OPEC Output Plunges Further as U.S. Squeezes Iran

OPEC Output Plunges Further as U.S. Squeezes Iran

Transport Topics – Technology
Transport Topics – TechnologyJun 5, 2026

Why It Matters

The sharp output contraction tightens global oil supply, pressuring prices and reshaping market dynamics amid heightened Middle‑East geopolitical risk. OPEC’s planned quota adjustments reveal a delicate balance between maintaining market share and responding to real‑world production constraints.

Key Takeaways

  • OPEC output fell to 16.33 million bpd, lowest in 37 years
  • Iran's production dropped 710,000 bpd to a five‑year low of 2.34 million
  • Kuwait output fell to 490,000 bpd, under 20% of pre‑war levels
  • Saudi Arabia cut 240,000 bpd, producing 6.57 million bpd
  • OPEC+ plans modest quota hikes in July, August, September despite declines

Pulse Analysis

The latest Bloomberg survey shows OPEC’s aggregate crude output slipping to 16.33 million barrels per day, a level not seen since the late 1980s. The decline is driven primarily by Iran, whose ports have been blockaded by U.S. forces since mid‑April, cutting its shipments by more than 700,000 barrels per day. Parallel disruptions in the Strait of Hormuz have forced Saudi Arabia, Iraq, Kuwait and other members to curtail production, creating a supply shock that reverberates through global oil markets.
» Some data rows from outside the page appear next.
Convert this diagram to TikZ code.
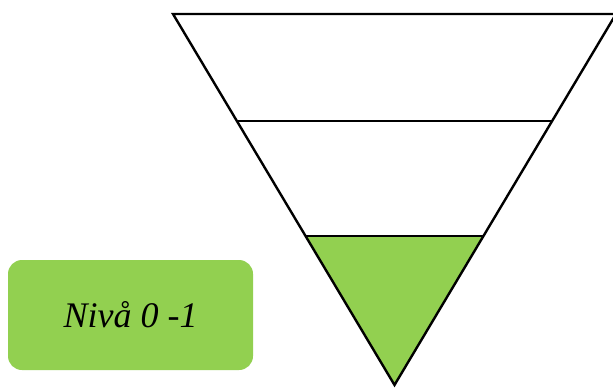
\documentclass[tikz,border=0pt]{standalone}
\usepackage{fontspec}
\setmainfont{Liberation Serif}
\definecolor{levelgreen}{HTML}{92D050}
\begin{document}
\begin{tikzpicture}[x=1pt, y=-1pt, line width=2.4pt]
        \useasboundingbox (0,0) rectangle (613,388);
        % triangle corners
        \coordinate (tl) at (173,14);
        \coordinate (tr) at (616,14);
        \coordinate (apex) at (394.5,385);
        % level cut points
        \coordinate (ml) at (236.7,121);
        \coordinate (mr) at (552.3,121);
        \coordinate (bl) at (305,236);
        \coordinate (br) at (484,236);
        % green bottom part
        \fill[levelgreen] (bl) -- (br) -- (apex) -- cycle;
        % outline
        \draw (tl) -- (tr) -- (apex) -- cycle;
        % horizontal edges
        \draw (ml) -- (mr);
        \draw (bl) -- (br);
        % level box
        \node[fill=levelgreen, rounded corners=14pt, minimum width=245pt, minimum height=110pt, inner sep=0pt, font=\itshape\fontsize{36}{40}\selectfont] (level) at (130.5,315) {Nivå 0 -1};
\end{tikzpicture}
\end{document}
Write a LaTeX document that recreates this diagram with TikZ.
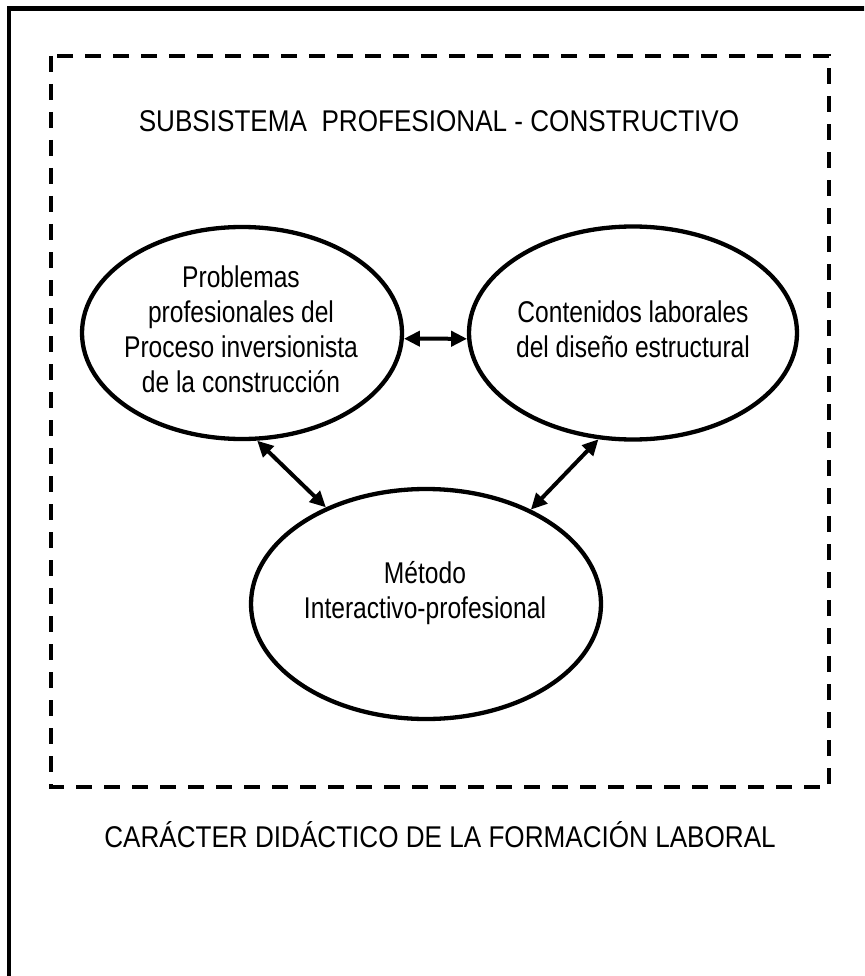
\documentclass[tikz,border=0pt]{standalone}
\usepackage{fontspec}
\setmainfont{Liberation Sans}[FakeStretch=0.82]
\newfontfamily\capsfont{Liberation Sans}[FakeStretch=0.87]
\usetikzlibrary{shapes.geometric,arrows.meta}
\begin{document}
\begin{tikzpicture}[x=1pt,y=-1pt,
  oval/.style={ellipse,draw,line width=4.3pt,inner sep=0pt},
  txt/.style={align=center,inner sep=0pt,font=\fontsize{30}{35}\selectfont},
  link/.style={{Triangle[length=16pt,width=15pt]}-{Triangle[length=16pt,width=15pt]},line width=4pt},
  title/.style={anchor=base,inner sep=0pt,font=\capsfont\fontsize{30}{35}\selectfont}]
\clip (0,0) rectangle (864,976);
\draw[line width=4.5pt] (9,8.5) rectangle (880,995);
\draw[line width=4pt,dash pattern=on 16pt off 12pt] (51,56) rectangle (829,787);
\node[title] (sub) at (439,132) {SUBSISTEMA\ \ PROFESIONAL - CONSTRUCTIVO};
\node[title] (car) at (440,847) {CARÁCTER DIDÁCTICO DE LA FORMACIÓN LABORAL};
\node[oval,minimum width=320pt,minimum height=212pt] (L) at (242,333) {};
\node[oval,minimum width=328pt,minimum height=213pt] (R) at (633,333) {};
\node[oval,minimum width=350pt,minimum height=230pt] (M) at (426,604) {};
\node[txt] (Lt) at (241,329.5) {Problemas\\profesionales del\\Proceso inversionista\\de la construcción};
\node[txt] (Rt) at (633,329) {Contenidos laborales\\del diseño estructural};
\node[txt] (Mt) at (425,593) {Método\\Interactivo-profesional};
\draw[link] (L.-2) -- (R.182);
\draw[link] (L.-82) -- (M.136.5);
\draw[link] (R.252.7) -- (M.42.7);
\end{tikzpicture}
\end{document}
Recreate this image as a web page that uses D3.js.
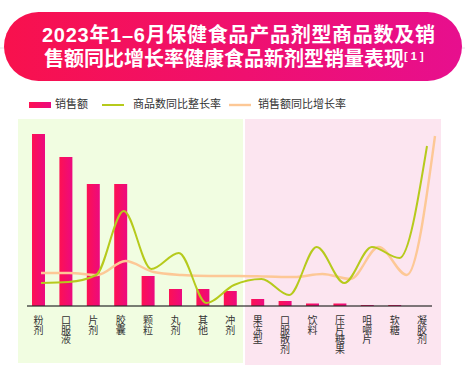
<!DOCTYPE html>
<html><head><meta charset="utf-8">
<script src="https://cdn.jsdelivr.net/npm/d3@7"></script>
<style>body{margin:0;background:#fff}svg{display:block}</style>
</head><body><svg id="c" width="465" height="372"></svg>
<script>
const categories = ["粉剂","口服液","片剂","胶囊","颗粒","丸剂","其他","冲剂","果冻型","口服散剂","饮料","压片糖果","咀嚼片","软糖","凝胶剂"];
const salesValues = [172,149,122,122,30,17,17,15,7,5,2.5,2.5,1,1,0];
const itemCountGrowth = [23,24,31,95,37,53,3,21,27,11,59,23,59,48,160];
const salesGrowth = [33,33,31,45,34,31,30,30,29.5,29,32,27,59,31,170];
const legendLabels = ["销售额","商品数同比整长率","销售额同比增长率"];
const titleLines = ["2023年1–6月保健食品产品剂型商品数及销","售额同比增长率健康食品新剂型销量表现"];
const titleNote = "[ 1 ]";
const traditionalCount = 8;

const FONT = "'Noto Sans CJK SC','Noto Sans',sans-serif";
const TFONT = "'Liberation Sans','Noto Sans CJK SC',sans-serif";
const svg = d3.select("#c");
const defs = svg.append("defs");

const tg = defs.append("linearGradient").attr("id","tg").attr("x1","0").attr("x2","1").attr("y1","0").attr("y2","0");
tg.append("stop").attr("offset","0").attr("stop-color","#f8114d");
tg.append("stop").attr("offset","1").attr("stop-color","#e70f8e");
const bg = defs.append("linearGradient").attr("id","bg").attr("x1","0").attr("x2","1").attr("y1","0").attr("y2","0");
bg.append("stop").attr("offset","0").attr("stop-color","#fd1153");
bg.append("stop").attr("offset","1").attr("stop-color","#ec0a7f");

// title banner
svg.append("line").attr("x1",0).attr("x2",465).attr("y1",48).attr("y2",48).attr("stroke","#e2e2e2").attr("stroke-width",1);
svg.append("rect").attr("x",4).attr("y",12).attr("width",458).attr("height",69).attr("rx",34.5).attr("fill","url(#tg)");
const title = svg.append("text").attr("fill","#fff").attr("font-family",TFONT).attr("font-weight",700).attr("font-size",20);
title.append("tspan").attr("x",42).attr("y",41.5).attr("textLength",393).attr("lengthAdjust","spacing").text(titleLines[0]);
title.append("tspan").attr("x",44).attr("y",65.5).text(titleLines[1]);
title.append("tspan").attr("x",404).attr("y",60).attr("font-size",11).text(titleNote);

// scales
const x = d3.scaleBand().domain(categories).range([24.8,435.8]).paddingInner(0.526).paddingOuter(0.263);
const y = d3.scaleLinear().domain([0,200]).range([306,106]);
const yr = d3.scaleLinear().domain([0,200]).range([306,106]);
const xG = d3.scalePoint().domain(categories).range([41,427]);
const xO = d3.scalePoint().domain(categories).range([41,435]);

// panels
const split = (x(categories[traditionalCount-1]) + x.bandwidth() + x(categories[traditionalCount]))/2;
svg.append("rect").attr("x",18).attr("y",119).attr("width",split-1-18).attr("height",244).attr("fill","#f1fde1");
svg.append("rect").attr("x",split+1).attr("y",119).attr("width",441-split-1).attr("height",246).attr("fill","#fce5f0");

// bars
svg.append("g").selectAll("rect").data(categories).join("rect")
  .attr("x",d=>x(d)).attr("width",x.bandwidth())
  .attr("y",(d,i)=>y(salesValues[i])).attr("height",(d,i)=>y(0)-y(salesValues[i]))
  .attr("fill","url(#bg)");

// axis line
const axis = svg.append("g").attr("transform",`translate(0,${y(0)})`).call(d3.axisBottom(x).tickSize(0).tickFormat(""));
axis.select(".domain").attr("stroke","rgba(40,40,40,0.6)").attr("stroke-width",2).attr("d","M27,0H432");

// vertical category labels (vertical writing mode)
svg.append("g").attr("font-family",FONT).attr("font-size",10).attr("fill","#333")
  .selectAll("text").data(categories).join("text")
  .attr("x",d=>x(d)+x.bandwidth()/2).attr("y",315)
  .style("writing-mode","vertical-rl").style("text-orientation","upright")
  .attr("letter-spacing",-0.3)
  .text(d=>d);

// lines
const lineO = d3.line().x((d,i)=>xO(categories[i])).y(d=>yr(d)).curve(d3.curveMonotoneX);
const lineG = d3.line().x((d,i)=>xG(categories[i])).y(d=>yr(d)).curve(d3.curveMonotoneX);
svg.append("path").attr("d",lineO(salesGrowth)).attr("fill","none").attr("stroke","#fdc896").attr("stroke-width",2.4);
svg.append("path").attr("d",lineG(itemCountGrowth)).attr("fill","none").attr("stroke","#b6ca1c").attr("stroke-width",2);

// legend
const lg = svg.append("g").attr("font-family",FONT).attr("font-size",11).attr("fill","#333");
lg.append("rect").attr("x",29).attr("y",102).attr("width",22).attr("height",6).attr("fill","url(#bg)");
lg.append("text").attr("x",55).attr("y",108).text(legendLabels[0]);
lg.append("line").attr("x1",102).attr("x2",124).attr("y1",105).attr("y2",105).attr("stroke","#b6ca1c").attr("stroke-width",2);
lg.append("text").attr("x",133).attr("y",108).text(legendLabels[1]);
lg.append("line").attr("x1",229).attr("x2",251).attr("y1",105).attr("y2",105).attr("stroke","#fdc896").attr("stroke-width",2.4);
lg.append("text").attr("x",258).attr("y",108).text(legendLabels[2]);
</script></body></html>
Even as physical output contracts, OPEC+ is attempting to project a narrative of stability by announcing incremental quota hikes for July, August and September. The modest 188,000‑barrel increase slated for July signals the alliance’s desire to keep the market orderly while acknowledging the reality of reduced flows. The United Arab Emirates’ departure from the cartel underscores internal tensions; Abu Dhabi left to free its new capacity, yet its own output rose by 300,000 barrels per day, highlighting divergent national strategies within the OPEC family.

Looking ahead, the interplay between geopolitical pressure and OPEC’s quota policy will shape oil price trajectories. If the U.S. blockade persists and Hormuz traffic remains limited, supply constraints could keep Brent and WTI prices elevated, prompting refiners and investors to reassess risk premiums. Conversely, a rapid de‑escalation or a fast‑tracked third tranche of supply restoration could ease market tightness. Stakeholders—from energy traders to downstream manufacturers—must monitor both the diplomatic front and OPEC+’s upcoming meetings to gauge the balance between political risk and production recovery.